A TV Brasil embarcou nessa e colocou o presidente no ar por 2h07min50s, com ele elencando os maiores absurdos em relação ao sistema eleitoral brasileiro. Bolsonaro gerou desconfiança sobre a confiabilidade da urna eletrônica com base em teorias da conspiração, vídeos da internet sem confiabilidade de fonte e não apresentou nenhuma prova de fraude. Isso tudo ao vivo, na TV pública.
Outros eventos não fazem promoção do presidente, mas tampouco atendem ao interesse público. Tanto em 2019 como em 2020 a TV Brasil transmitiu a comemoração do aniversário da Independência dos Estados Unidos em 4 de julho, com cerca de meia hora em cada ano.
Por outro lado, eventos importantes para a geopolítica regional, como a LVIII Cúpula de Chefes de Estado do Mercosul e Estados Associados, no dia 8 de julho de 2021, teve duas inserções de apenas 8min05s e 9min15s. Em ano olímpico, a transmissão do anúncio de patrocínio ao Esporte Brasileiro, no dia 1º de junho, ganhou 32min50 na TV pública. Já para a assinatura do contrato de transferência de tecnologia da vacina AstraZeneca para a Fiocruz, no mesmo dia, foram dados meros 19min45s. Enquanto a cerimônia de Juramento à Bandeira e Entrega de Espadins na Escola Naval, no dia 19 do mesmo mês, foi transmitida por 1h29min25s.
A Ouvidoria Cidadã da EBC analisou algumas dessas interrupções na programação da TV Brasil, que entram com a chamada de “Governo Agora”. Tal intervenção sequer aparece na lista de programas da emissora. O modelo foi herdado da NBR e viola os princípios da comunicação pública de independência editorial do governo federal, diversidade de fontes e vedação do proselitismo. Sem falar nas inconvenientes interrupções da programação infantil, uma das únicas da TV aberta.

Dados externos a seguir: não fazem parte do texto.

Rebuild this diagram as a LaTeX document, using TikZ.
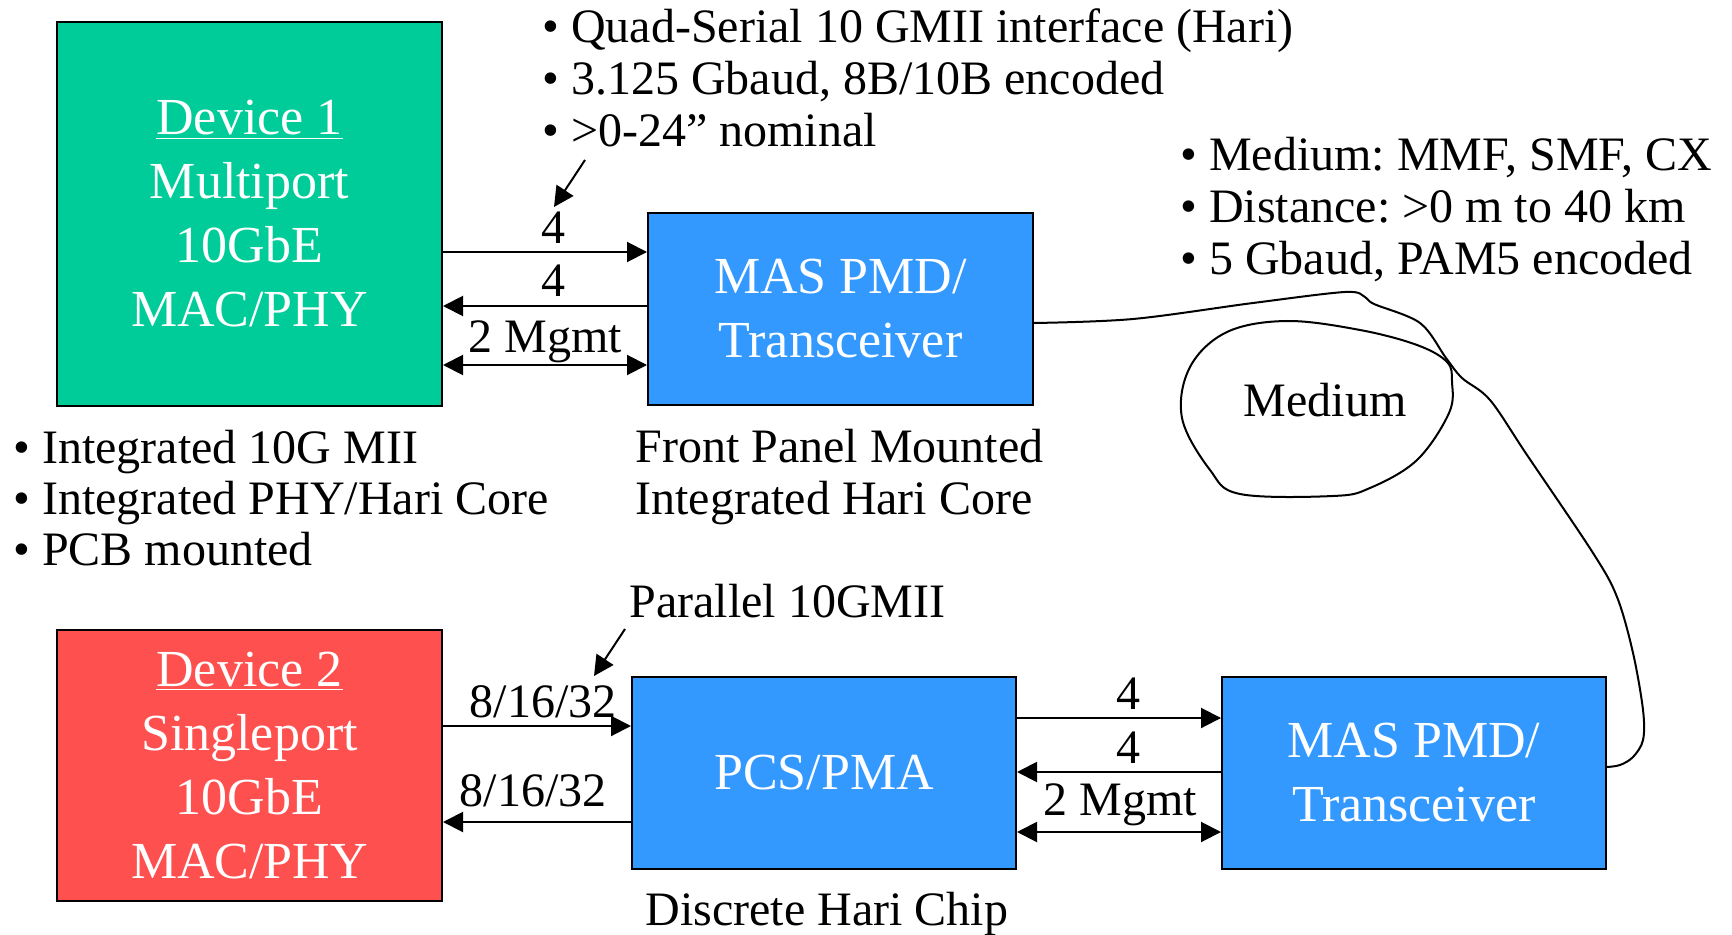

Outros programas governistas
Além dessas constantes interrupções na programação da TV Brasil, outros programas da NBR foram inseridos na grade regular, como o semanal de entrevistas Brasil em Pauta, onde “O povo fala, o governo responde!”, como diz a sinopse. Além disso, foi criado o jornal Brasil em Dia, com 15 minutos diários de notícias do governo, às 8h.
Destacamos, ainda, a volta do tradicional programa Sem Censura, criado em 1985 na TVE, antecessora da TV Brasil. Depois do início com a promoção de debates políticos, ele tinha se consolidado como um programa diário de entrevistas de variedades e espaço para divulgação de artistas. A atual gestão da EBC fez uma “reformulação” em março de 2020, reduzindo as entrevistas e a duração para 30 minutos diários, com mais entradas do jornalismo.
Em novembro de 2020 o programa foi retirado do ar e voltou no dia 5 de abril, novamente “repaginado”, agora com uma hora de duração, apenas uma vez por semana e participação de dois jornalistas convidados, além da apresentadora. No formato, são três entrevistadores para um convidado. Mas, ao contrário do que poderia ser uma maior variedade de questões, o que se viu até aqui foi um desfile de ministros e secretários respondendo perguntas sem relevância, promovendo o governo federal e defendendo as declarações do presidente Bolsonaro. De 17 programas desde a reestreia até o fim de julho, 13 foram com ministrou ou outros membros do governo.